>> BEGIN AVAILABLE DATA
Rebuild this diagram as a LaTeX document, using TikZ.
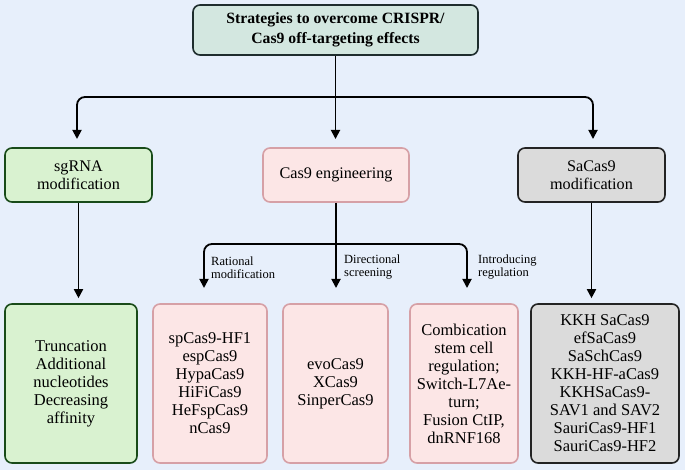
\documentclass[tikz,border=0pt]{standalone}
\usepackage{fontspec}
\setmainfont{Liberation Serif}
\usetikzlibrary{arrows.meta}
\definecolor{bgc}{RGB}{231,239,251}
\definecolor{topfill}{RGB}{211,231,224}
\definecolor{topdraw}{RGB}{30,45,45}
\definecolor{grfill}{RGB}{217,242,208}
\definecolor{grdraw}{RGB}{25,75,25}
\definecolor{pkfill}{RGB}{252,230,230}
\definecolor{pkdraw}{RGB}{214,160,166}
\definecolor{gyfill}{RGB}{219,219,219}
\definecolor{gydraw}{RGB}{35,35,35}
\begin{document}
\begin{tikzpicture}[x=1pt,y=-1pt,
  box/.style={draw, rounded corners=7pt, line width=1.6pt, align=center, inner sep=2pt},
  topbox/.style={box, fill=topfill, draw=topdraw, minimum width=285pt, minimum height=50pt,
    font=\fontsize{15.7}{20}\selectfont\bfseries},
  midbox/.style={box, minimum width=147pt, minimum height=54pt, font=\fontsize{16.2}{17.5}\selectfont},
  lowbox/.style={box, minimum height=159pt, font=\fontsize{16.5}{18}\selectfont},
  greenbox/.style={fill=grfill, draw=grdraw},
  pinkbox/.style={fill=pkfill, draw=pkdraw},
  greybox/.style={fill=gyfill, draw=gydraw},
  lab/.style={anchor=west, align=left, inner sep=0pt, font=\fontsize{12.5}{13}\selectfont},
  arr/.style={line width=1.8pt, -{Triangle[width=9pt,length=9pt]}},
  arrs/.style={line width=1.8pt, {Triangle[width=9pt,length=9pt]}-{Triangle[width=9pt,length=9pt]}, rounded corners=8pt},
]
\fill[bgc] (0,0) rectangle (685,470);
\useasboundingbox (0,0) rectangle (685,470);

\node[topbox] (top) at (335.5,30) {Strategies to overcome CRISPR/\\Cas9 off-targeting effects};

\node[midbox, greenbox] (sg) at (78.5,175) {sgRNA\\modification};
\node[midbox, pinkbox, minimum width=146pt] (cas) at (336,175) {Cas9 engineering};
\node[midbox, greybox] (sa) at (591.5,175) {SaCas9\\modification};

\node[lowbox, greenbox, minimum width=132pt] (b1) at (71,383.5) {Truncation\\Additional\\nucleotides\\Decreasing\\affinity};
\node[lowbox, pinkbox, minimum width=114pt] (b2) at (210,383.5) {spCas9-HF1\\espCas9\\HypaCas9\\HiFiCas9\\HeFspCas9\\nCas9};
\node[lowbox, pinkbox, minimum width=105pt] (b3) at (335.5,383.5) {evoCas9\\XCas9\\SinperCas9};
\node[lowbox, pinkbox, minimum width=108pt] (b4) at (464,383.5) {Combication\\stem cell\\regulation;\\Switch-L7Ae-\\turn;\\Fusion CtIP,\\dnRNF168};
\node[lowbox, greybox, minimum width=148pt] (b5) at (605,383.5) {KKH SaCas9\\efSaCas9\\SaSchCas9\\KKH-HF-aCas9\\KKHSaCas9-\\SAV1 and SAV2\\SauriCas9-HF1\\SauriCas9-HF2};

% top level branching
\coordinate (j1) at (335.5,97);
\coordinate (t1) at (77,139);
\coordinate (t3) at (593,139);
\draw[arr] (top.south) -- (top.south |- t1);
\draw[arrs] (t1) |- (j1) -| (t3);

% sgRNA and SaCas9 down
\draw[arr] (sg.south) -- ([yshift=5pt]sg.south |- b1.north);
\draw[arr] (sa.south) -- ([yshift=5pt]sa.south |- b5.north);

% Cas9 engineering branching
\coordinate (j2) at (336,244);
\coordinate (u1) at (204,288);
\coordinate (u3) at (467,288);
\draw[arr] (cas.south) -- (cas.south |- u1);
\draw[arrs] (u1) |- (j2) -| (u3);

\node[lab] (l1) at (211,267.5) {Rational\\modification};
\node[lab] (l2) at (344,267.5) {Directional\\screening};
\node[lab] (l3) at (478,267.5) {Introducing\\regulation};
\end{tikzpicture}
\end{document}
>> END AVAILABLE DATA
Output a faithful copy of the data, with each picture left out.

Rebuild this diagram as a LaTeX document, using TikZ.
\documentclass[tikz,border=0pt]{standalone}
\usepackage{fontspec}
\setmainfont{Liberation Serif}
\usetikzlibrary{arrows.meta}
\definecolor{bgc}{RGB}{231,239,251}
\definecolor{topfill}{RGB}{211,231,224}
\definecolor{topdraw}{RGB}{30,45,45}
\definecolor{grfill}{RGB}{217,242,208}
\definecolor{grdraw}{RGB}{25,75,25}
\definecolor{pkfill}{RGB}{252,230,230}
\definecolor{pkdraw}{RGB}{214,160,166}
\definecolor{gyfill}{RGB}{219,219,219}
\definecolor{gydraw}{RGB}{35,35,35}
\begin{document}
\begin{tikzpicture}[x=1pt,y=-1pt,
  box/.style={draw, rounded corners=7pt, line width=1.6pt, align=center, inner sep=2pt},
  topbox/.style={box, fill=topfill, draw=topdraw, minimum width=285pt, minimum height=50pt,
    font=\fontsize{15.7}{20}\selectfont\bfseries},
  midbox/.style={box, minimum width=147pt, minimum height=54pt, font=\fontsize{16.2}{17.5}\selectfont},
  lowbox/.style={box, minimum height=159pt, font=\fontsize{16.5}{18}\selectfont},
  greenbox/.style={fill=grfill, draw=grdraw},
  pinkbox/.style={fill=pkfill, draw=pkdraw},
  greybox/.style={fill=gyfill, draw=gydraw},
  lab/.style={anchor=west, align=left, inner sep=0pt, font=\fontsize{12.5}{13}\selectfont},
  arr/.style={line width=1.8pt, -{Triangle[width=9pt,length=9pt]}},
  arrs/.style={line width=1.8pt, {Triangle[width=9pt,length=9pt]}-{Triangle[width=9pt,length=9pt]}, rounded corners=8pt},
]
\fill[bgc] (0,0) rectangle (685,470);
\useasboundingbox (0,0) rectangle (685,470);

\node[topbox] (top) at (335.5,30) {Strategies to overcome CRISPR/\\Cas9 off-targeting effects};

\node[midbox, greenbox] (sg) at (78.5,175) {sgRNA\\modification};
\node[midbox, pinkbox, minimum width=146pt] (cas) at (336,175) {Cas9 engineering};
\node[midbox, greybox] (sa) at (591.5,175) {SaCas9\\modification};

\node[lowbox, greenbox, minimum width=132pt] (b1) at (71,383.5) {Truncation\\Additional\\nucleotides\\Decreasing\\affinity};
\node[lowbox, pinkbox, minimum width=114pt] (b2) at (210,383.5) {spCas9-HF1\\espCas9\\HypaCas9\\HiFiCas9\\HeFspCas9\\nCas9};
\node[lowbox, pinkbox, minimum width=105pt] (b3) at (335.5,383.5) {evoCas9\\XCas9\\SinperCas9};
\node[lowbox, pinkbox, minimum width=108pt] (b4) at (464,383.5) {Combication\\stem cell\\regulation;\\Switch-L7Ae-\\turn;\\Fusion CtIP,\\dnRNF168};
\node[lowbox, greybox, minimum width=148pt] (b5) at (605,383.5) {KKH SaCas9\\efSaCas9\\SaSchCas9\\KKH-HF-aCas9\\KKHSaCas9-\\SAV1 and SAV2\\SauriCas9-HF1\\SauriCas9-HF2};

% top level branching
\coordinate (j1) at (335.5,97);
\coordinate (t1) at (77,139);
\coordinate (t3) at (593,139);
\draw[arr] (top.south) -- (top.south |- t1);
\draw[arrs] (t1) |- (j1) -| (t3);

% sgRNA and SaCas9 down
\draw[arr] (sg.south) -- ([yshift=5pt]sg.south |- b1.north);
\draw[arr] (sa.south) -- ([yshift=5pt]sa.south |- b5.north);

% Cas9 engineering branching
\coordinate (j2) at (336,244);
\coordinate (u1) at (204,288);
\coordinate (u3) at (467,288);
\draw[arr] (cas.south) -- (cas.south |- u1);
\draw[arrs] (u1) |- (j2) -| (u3);

\node[lab] (l1) at (211,267.5) {Rational\\modification};
\node[lab] (l2) at (344,267.5) {Directional\\screening};
\node[lab] (l3) at (478,267.5) {Introducing\\regulation};
\end{tikzpicture}
\end{document}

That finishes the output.